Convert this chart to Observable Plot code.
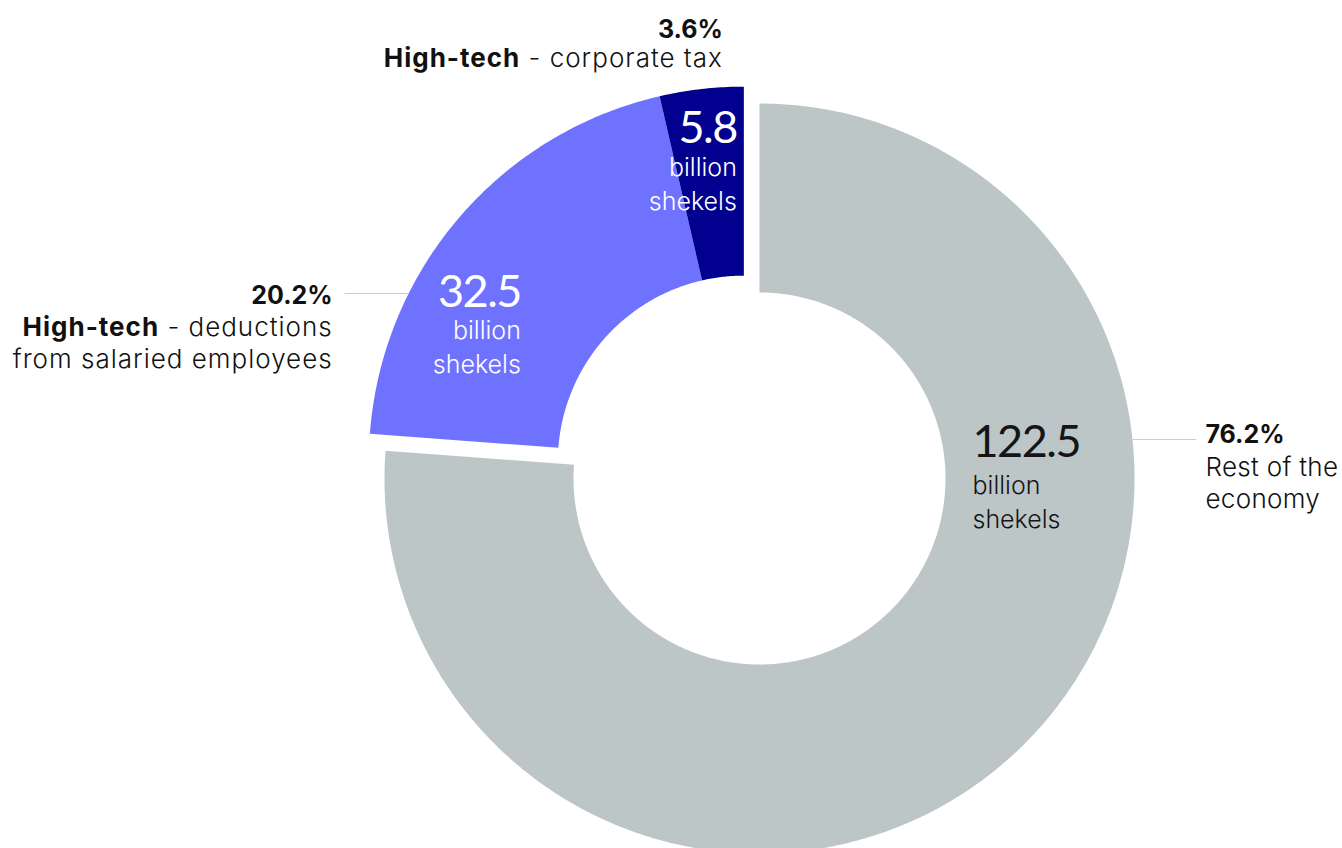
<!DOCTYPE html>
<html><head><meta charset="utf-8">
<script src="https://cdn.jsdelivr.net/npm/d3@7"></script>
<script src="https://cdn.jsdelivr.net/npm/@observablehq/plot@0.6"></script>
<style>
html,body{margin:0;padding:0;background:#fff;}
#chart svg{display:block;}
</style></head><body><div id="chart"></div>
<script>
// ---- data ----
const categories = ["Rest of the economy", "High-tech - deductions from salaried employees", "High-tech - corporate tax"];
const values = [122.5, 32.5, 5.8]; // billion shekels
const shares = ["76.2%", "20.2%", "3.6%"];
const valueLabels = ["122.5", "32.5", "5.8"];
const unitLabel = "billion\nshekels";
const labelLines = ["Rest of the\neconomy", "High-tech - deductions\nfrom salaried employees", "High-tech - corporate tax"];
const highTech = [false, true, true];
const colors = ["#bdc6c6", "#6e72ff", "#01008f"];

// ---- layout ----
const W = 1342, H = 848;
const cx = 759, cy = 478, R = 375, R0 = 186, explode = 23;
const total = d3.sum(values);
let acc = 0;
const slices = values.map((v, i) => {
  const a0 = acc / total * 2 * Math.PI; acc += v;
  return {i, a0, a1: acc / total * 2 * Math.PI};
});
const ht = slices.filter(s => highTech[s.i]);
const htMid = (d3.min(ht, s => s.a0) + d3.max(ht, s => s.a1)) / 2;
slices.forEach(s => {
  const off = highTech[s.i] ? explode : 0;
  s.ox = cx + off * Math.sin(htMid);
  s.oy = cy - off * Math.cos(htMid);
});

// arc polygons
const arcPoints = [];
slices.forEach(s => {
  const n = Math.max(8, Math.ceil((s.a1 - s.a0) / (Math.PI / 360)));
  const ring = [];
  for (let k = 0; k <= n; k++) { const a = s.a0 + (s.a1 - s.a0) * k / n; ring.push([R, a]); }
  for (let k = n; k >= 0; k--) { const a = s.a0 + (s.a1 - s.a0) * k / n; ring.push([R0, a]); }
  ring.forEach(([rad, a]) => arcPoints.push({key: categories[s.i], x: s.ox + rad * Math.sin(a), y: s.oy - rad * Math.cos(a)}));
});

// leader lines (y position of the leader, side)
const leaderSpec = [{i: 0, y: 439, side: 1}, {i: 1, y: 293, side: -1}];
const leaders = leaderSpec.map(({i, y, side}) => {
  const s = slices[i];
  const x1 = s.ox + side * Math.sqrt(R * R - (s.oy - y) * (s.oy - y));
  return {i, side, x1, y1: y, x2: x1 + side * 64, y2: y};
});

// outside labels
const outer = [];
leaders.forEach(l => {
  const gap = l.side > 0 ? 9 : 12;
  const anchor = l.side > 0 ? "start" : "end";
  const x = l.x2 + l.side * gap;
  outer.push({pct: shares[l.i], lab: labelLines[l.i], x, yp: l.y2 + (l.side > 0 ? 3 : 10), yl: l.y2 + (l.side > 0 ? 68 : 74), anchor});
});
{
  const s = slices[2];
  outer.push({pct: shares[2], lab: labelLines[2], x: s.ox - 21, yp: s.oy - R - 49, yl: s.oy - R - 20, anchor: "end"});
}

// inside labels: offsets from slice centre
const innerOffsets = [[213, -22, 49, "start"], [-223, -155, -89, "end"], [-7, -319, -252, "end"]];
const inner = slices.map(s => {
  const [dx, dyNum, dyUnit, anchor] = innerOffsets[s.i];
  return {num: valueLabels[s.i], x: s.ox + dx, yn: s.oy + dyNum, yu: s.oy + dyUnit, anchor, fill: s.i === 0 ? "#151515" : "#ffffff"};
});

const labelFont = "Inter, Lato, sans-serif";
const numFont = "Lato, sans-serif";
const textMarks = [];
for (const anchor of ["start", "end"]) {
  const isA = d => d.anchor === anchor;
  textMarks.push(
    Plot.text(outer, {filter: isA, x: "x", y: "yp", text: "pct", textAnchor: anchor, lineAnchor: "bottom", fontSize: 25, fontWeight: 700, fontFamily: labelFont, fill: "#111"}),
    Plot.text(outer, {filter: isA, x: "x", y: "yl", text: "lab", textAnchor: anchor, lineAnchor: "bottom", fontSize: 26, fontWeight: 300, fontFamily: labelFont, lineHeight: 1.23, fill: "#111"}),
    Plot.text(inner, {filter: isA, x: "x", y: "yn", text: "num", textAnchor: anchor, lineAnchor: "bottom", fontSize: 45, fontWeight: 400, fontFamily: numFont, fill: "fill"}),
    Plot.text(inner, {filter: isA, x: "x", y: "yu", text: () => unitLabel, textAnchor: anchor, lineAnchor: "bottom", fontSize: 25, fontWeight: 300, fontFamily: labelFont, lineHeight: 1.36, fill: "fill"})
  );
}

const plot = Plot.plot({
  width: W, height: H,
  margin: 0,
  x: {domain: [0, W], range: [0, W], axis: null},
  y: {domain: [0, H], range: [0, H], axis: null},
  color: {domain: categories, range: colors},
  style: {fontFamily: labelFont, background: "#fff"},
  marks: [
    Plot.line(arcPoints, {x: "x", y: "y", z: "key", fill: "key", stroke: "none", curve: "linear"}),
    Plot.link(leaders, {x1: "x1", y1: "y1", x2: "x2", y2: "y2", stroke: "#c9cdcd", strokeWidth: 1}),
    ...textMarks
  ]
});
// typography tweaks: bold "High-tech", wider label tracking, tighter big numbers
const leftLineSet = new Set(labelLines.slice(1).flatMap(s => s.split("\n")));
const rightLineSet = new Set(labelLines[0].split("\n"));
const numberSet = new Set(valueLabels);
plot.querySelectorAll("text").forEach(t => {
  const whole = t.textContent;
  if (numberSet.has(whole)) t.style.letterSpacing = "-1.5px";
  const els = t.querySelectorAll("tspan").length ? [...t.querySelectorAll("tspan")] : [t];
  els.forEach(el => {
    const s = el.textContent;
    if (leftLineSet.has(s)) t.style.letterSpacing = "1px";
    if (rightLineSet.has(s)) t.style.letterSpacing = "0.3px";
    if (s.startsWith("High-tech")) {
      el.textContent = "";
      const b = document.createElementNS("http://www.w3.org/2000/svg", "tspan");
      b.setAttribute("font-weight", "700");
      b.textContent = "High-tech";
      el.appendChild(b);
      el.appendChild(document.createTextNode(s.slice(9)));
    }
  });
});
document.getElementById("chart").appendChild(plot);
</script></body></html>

# # # # #

Work to complete | Your task is to reproduce all of the material exactly. The pictures stay out.

Full solution |
Convert this chart to Observable Plot code.
<!DOCTYPE html>
<html><head><meta charset="utf-8">
<script src="https://cdn.jsdelivr.net/npm/d3@7"></script>
<script src="https://cdn.jsdelivr.net/npm/@observablehq/plot@0.6"></script>
<style>
html,body{margin:0;padding:0;background:#fff;}
#chart svg{display:block;}
</style></head><body><div id="chart"></div>
<script>
// ---- data ----
const categories = ["Rest of the economy", "High-tech - deductions from salaried employees", "High-tech - corporate tax"];
const values = [122.5, 32.5, 5.8]; // billion shekels
const shares = ["76.2%", "20.2%", "3.6%"];
const valueLabels = ["122.5", "32.5", "5.8"];
const unitLabel = "billion\nshekels";
const labelLines = ["Rest of the\neconomy", "High-tech - deductions\nfrom salaried employees", "High-tech - corporate tax"];
const highTech = [false, true, true];
const colors = ["#bdc6c6", "#6e72ff", "#01008f"];

// ---- layout ----
const W = 1342, H = 848;
const cx = 759, cy = 478, R = 375, R0 = 186, explode = 23;
const total = d3.sum(values);
let acc = 0;
const slices = values.map((v, i) => {
  const a0 = acc / total * 2 * Math.PI; acc += v;
  return {i, a0, a1: acc / total * 2 * Math.PI};
});
const ht = slices.filter(s => highTech[s.i]);
const htMid = (d3.min(ht, s => s.a0) + d3.max(ht, s => s.a1)) / 2;
slices.forEach(s => {
  const off = highTech[s.i] ? explode : 0;
  s.ox = cx + off * Math.sin(htMid);
  s.oy = cy - off * Math.cos(htMid);
});

// arc polygons
const arcPoints = [];
slices.forEach(s => {
  const n = Math.max(8, Math.ceil((s.a1 - s.a0) / (Math.PI / 360)));
  const ring = [];
  for (let k = 0; k <= n; k++) { const a = s.a0 + (s.a1 - s.a0) * k / n; ring.push([R, a]); }
  for (let k = n; k >= 0; k--) { const a = s.a0 + (s.a1 - s.a0) * k / n; ring.push([R0, a]); }
  ring.forEach(([rad, a]) => arcPoints.push({key: categories[s.i], x: s.ox + rad * Math.sin(a), y: s.oy - rad * Math.cos(a)}));
});

// leader lines (y position of the leader, side)
const leaderSpec = [{i: 0, y: 439, side: 1}, {i: 1, y: 293, side: -1}];
const leaders = leaderSpec.map(({i, y, side}) => {
  const s = slices[i];
  const x1 = s.ox + side * Math.sqrt(R * R - (s.oy - y) * (s.oy - y));
  return {i, side, x1, y1: y, x2: x1 + side * 64, y2: y};
});

// outside labels
const outer = [];
leaders.forEach(l => {
  const gap = l.side > 0 ? 9 : 12;
  const anchor = l.side > 0 ? "start" : "end";
  const x = l.x2 + l.side * gap;
  outer.push({pct: shares[l.i], lab: labelLines[l.i], x, yp: l.y2 + (l.side > 0 ? 3 : 10), yl: l.y2 + (l.side > 0 ? 68 : 74), anchor});
});
{
  const s = slices[2];
  outer.push({pct: shares[2], lab: labelLines[2], x: s.ox - 21, yp: s.oy - R - 49, yl: s.oy - R - 20, anchor: "end"});
}

// inside labels: offsets from slice centre
const innerOffsets = [[213, -22, 49, "start"], [-223, -155, -89, "end"], [-7, -319, -252, "end"]];
const inner = slices.map(s => {
  const [dx, dyNum, dyUnit, anchor] = innerOffsets[s.i];
  return {num: valueLabels[s.i], x: s.ox + dx, yn: s.oy + dyNum, yu: s.oy + dyUnit, anchor, fill: s.i === 0 ? "#151515" : "#ffffff"};
});

const labelFont = "Inter, Lato, sans-serif";
const numFont = "Lato, sans-serif";
const textMarks = [];
for (const anchor of ["start", "end"]) {
  const isA = d => d.anchor === anchor;
  textMarks.push(
    Plot.text(outer, {filter: isA, x: "x", y: "yp", text: "pct", textAnchor: anchor, lineAnchor: "bottom", fontSize: 25, fontWeight: 700, fontFamily: labelFont, fill: "#111"}),
    Plot.text(outer, {filter: isA, x: "x", y: "yl", text: "lab", textAnchor: anchor, lineAnchor: "bottom", fontSize: 26, fontWeight: 300, fontFamily: labelFont, lineHeight: 1.23, fill: "#111"}),
    Plot.text(inner, {filter: isA, x: "x", y: "yn", text: "num", textAnchor: anchor, lineAnchor: "bottom", fontSize: 45, fontWeight: 400, fontFamily: numFont, fill: "fill"}),
    Plot.text(inner, {filter: isA, x: "x", y: "yu", text: () => unitLabel, textAnchor: anchor, lineAnchor: "bottom", fontSize: 25, fontWeight: 300, fontFamily: labelFont, lineHeight: 1.36, fill: "fill"})
  );
}

const plot = Plot.plot({
  width: W, height: H,
  margin: 0,
  x: {domain: [0, W], range: [0, W], axis: null},
  y: {domain: [0, H], range: [0, H], axis: null},
  color: {domain: categories, range: colors},
  style: {fontFamily: labelFont, background: "#fff"},
  marks: [
    Plot.line(arcPoints, {x: "x", y: "y", z: "key", fill: "key", stroke: "none", curve: "linear"}),
    Plot.link(leaders, {x1: "x1", y1: "y1", x2: "x2", y2: "y2", stroke: "#c9cdcd", strokeWidth: 1}),
    ...textMarks
  ]
});
// typography tweaks: bold "High-tech", wider label tracking, tighter big numbers
const leftLineSet = new Set(labelLines.slice(1).flatMap(s => s.split("\n")));
const rightLineSet = new Set(labelLines[0].split("\n"));
const numberSet = new Set(valueLabels);
plot.querySelectorAll("text").forEach(t => {
  const whole = t.textContent;
  if (numberSet.has(whole)) t.style.letterSpacing = "-1.5px";
  const els = t.querySelectorAll("tspan").length ? [...t.querySelectorAll("tspan")] : [t];
  els.forEach(el => {
    const s = el.textContent;
    if (leftLineSet.has(s)) t.style.letterSpacing = "1px";
    if (rightLineSet.has(s)) t.style.letterSpacing = "0.3px";
    if (s.startsWith("High-tech")) {
      el.textContent = "";
      const b = document.createElementNS("http://www.w3.org/2000/svg", "tspan");
      b.setAttribute("font-weight", "700");
      b.textContent = "High-tech";
      el.appendChild(b);
      el.appendChild(document.createTextNode(s.slice(9)));
    }
  });
});
document.getElementById("chart").appendChild(plot);
</script></body></html>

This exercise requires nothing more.